In the listing below, find every line with the string "matches" and pull it out.

MATERIAL PROVIDED:
□ □ □

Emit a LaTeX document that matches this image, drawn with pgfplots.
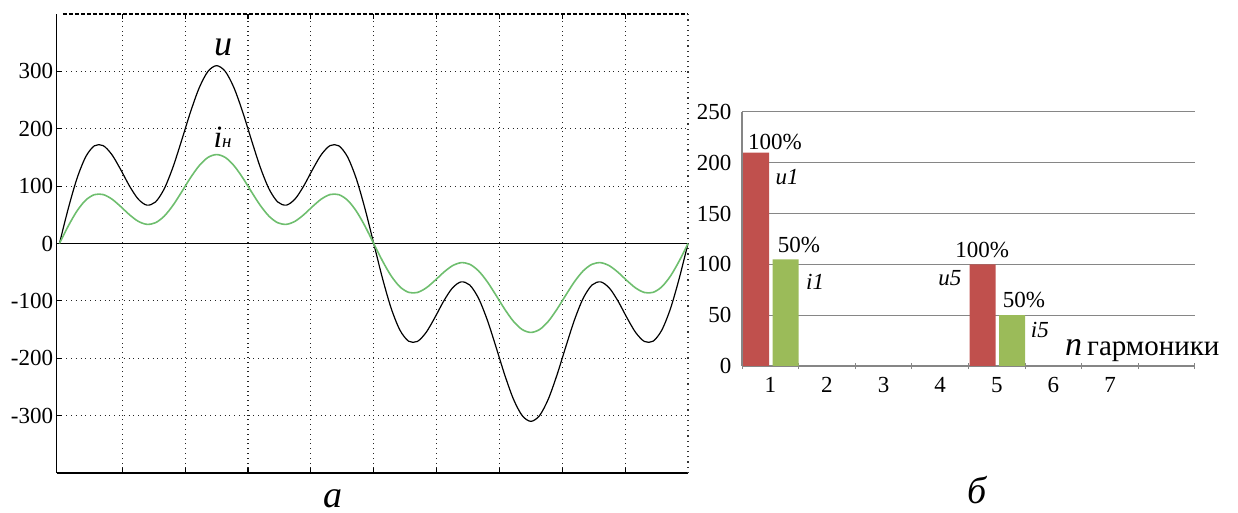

□ □ □

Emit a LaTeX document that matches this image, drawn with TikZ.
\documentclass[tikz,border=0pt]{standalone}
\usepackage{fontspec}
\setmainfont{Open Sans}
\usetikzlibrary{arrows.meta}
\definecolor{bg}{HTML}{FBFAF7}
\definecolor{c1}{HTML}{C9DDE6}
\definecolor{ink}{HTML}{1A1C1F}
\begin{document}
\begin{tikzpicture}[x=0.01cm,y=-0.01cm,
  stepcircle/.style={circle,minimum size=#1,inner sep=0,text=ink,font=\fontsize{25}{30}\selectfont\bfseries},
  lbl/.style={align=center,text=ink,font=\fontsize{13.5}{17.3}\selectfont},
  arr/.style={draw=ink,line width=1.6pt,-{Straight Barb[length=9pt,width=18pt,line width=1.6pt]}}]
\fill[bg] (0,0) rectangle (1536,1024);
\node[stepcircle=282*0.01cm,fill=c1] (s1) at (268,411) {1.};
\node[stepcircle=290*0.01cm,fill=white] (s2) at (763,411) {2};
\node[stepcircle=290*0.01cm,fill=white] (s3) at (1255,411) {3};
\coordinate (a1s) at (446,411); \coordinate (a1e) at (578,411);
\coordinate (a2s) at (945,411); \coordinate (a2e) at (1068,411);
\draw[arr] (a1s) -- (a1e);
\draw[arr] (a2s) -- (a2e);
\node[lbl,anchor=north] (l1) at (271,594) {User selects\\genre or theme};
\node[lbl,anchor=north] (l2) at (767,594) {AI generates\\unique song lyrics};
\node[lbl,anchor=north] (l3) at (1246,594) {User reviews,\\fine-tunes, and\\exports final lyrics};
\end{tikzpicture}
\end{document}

□ □ □

THE OUTPUT:
Emit a LaTeX document that matches this image, drawn with pgfplots.
Emit a LaTeX document that matches this image, drawn with TikZ.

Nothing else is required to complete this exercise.